The wealth management industry is experiencing enormous pressure from increasing regulatory requirements, low portfolio returns and fierce industry competition. There is an increasing need to reduce costs and deliver industrial-scale wealth management propositions. To maintain and grow market share, wealth managers need to boost portfolio returns, adapt to regulatory requirements, and generate cost and scale efficiencies in their investment process. This part will look at some of the ongoing trends and changes in the financial services industry and how asset managers can (or should) be transforming themselves to stay relevant and “ahead of the curve”. This will include an overview of different technologies, including the buzzwords “du jour” such as artificial intelligence (AI), machine learning and cloud computing.

PSD2 will fundamentally transform the banking landscape as we know today, and we see it as the first step towards openness in the financial industry. Platform strategy is a solution that has demonstrated its value by creating high-value marketplaces. That strategy can be different for each firm, but will require leadership and self-awareness from senior management to embrace the unknown. The wealth management sector has been one of the last bastions resisting innovation, and investment managers and private banks should consider PSD2 as their wake-up call. We will also discuss changing client behaviours and the demands these will have on traditional wealth management.

One chapter is dedicated to alternative lending. Many FinTech companies born in the last decade have new innovative solutions in alternative lending, with the aim of gaining market share by replacing bank lending. They have an attractive value proposition. However, scaling up the initial success remains a challenge and only a selected few managed to expand their businesses. This chapter explains how to gain market share in alternative lending and describes the most important factors for success.

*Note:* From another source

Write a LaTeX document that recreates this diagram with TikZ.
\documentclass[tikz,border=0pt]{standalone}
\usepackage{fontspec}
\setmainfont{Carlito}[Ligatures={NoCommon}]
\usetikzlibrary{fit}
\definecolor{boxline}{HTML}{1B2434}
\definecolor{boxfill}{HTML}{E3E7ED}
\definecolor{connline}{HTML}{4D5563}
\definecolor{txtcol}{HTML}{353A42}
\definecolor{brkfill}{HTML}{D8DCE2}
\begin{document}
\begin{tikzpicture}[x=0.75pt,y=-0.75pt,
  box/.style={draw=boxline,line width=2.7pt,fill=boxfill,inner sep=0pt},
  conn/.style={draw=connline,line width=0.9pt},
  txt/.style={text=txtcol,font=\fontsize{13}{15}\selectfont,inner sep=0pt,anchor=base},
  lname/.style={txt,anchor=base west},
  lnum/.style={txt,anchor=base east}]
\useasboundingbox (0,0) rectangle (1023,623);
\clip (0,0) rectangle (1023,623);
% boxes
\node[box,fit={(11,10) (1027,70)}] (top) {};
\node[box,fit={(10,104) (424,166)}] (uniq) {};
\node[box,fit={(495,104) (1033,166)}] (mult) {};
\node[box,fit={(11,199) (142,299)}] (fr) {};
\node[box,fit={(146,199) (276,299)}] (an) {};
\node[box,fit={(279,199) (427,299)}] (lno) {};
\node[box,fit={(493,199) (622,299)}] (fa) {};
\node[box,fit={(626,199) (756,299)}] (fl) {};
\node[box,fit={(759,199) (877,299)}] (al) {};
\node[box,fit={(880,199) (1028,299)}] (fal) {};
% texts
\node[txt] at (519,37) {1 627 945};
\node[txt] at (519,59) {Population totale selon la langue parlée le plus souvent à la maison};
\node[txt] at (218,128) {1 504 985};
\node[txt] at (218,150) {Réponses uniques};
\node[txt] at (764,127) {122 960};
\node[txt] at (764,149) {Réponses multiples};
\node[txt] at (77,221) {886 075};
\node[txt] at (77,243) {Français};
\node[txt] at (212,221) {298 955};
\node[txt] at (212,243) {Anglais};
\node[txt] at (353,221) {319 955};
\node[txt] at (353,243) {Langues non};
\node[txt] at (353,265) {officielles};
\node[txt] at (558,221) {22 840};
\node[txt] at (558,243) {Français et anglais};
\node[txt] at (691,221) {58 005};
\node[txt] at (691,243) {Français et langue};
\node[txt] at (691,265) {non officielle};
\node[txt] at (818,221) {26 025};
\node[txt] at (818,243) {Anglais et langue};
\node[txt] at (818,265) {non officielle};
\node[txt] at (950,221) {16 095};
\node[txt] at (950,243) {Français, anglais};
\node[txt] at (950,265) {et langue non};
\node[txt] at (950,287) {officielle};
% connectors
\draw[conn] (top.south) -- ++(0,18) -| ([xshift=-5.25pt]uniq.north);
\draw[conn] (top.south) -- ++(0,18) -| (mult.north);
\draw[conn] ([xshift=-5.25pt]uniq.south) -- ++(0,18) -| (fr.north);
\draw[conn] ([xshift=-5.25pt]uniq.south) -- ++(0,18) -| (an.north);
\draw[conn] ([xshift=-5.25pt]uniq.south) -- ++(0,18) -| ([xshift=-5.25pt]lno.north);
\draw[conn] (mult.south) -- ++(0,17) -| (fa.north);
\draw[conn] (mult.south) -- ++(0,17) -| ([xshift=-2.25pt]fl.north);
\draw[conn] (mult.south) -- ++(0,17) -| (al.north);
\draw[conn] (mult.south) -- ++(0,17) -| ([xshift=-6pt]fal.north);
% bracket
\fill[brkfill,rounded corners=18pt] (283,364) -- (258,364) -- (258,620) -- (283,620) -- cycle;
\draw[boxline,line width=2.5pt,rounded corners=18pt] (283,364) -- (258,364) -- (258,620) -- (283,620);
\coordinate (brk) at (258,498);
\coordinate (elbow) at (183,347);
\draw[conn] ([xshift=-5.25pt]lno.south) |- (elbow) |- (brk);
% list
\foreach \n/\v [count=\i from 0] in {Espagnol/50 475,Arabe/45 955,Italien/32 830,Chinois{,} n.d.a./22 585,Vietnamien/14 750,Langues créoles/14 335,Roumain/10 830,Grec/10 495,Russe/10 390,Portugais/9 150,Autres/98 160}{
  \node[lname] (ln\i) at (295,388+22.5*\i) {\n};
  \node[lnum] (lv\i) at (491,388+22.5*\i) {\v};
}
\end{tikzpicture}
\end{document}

AI is changing every aspect of human life – creating ways to develop precision solutions that were not possible before. The application to personal finance is one that is democratizing access to high-quality advice, and transforming how people save, invest and think about their financial future. The capital markets constitute a complex system with increasing amounts of data, that evolves beyond established theories and thus cannot be explained and predicted by traditional models. Adaptable, self-learning systems are needed to model and forecast the changing markets. AI and deep learning allow us to model the markets without human-derived assumptions and to identify patterns and relationships in stock market data to generate ranked forecasts. The forecasts provide investors with important insights when managing their wealth and are also utilized in the development of AI-driven trading and allocation strategies and structuring of corresponding investment vehicles.

Computers can be clever, but surely they lack any inherent sense of self, humanity or ability to act fiduciary? Hot on the heels of robo-advice, robo-selection – as it relates to the selection and research of mutual funds – is the next frontier for FinTech. As more assets move to index-based and systematic strategies, so the dynamics of fund research are changing. One chapter will focus on how robo-selectors can put the client above all others.

Finally, we will address the lack of diversity in finance. We see measurable action with the launch of Bloomberg's Gender Equality Index (GEI). The final chapter in this part will outline the development and creation of the GEI and insights derived from the data. It will also discuss how encouraging disclosure across industries, as the GEI has done in financial services, can get us closer to gender parity by catalysing a virtuous cycle – where disclosure and transparency can lead to changes in practice and behaviour; and when behaviour changes, culture follows; and when culture changes, it can change reality.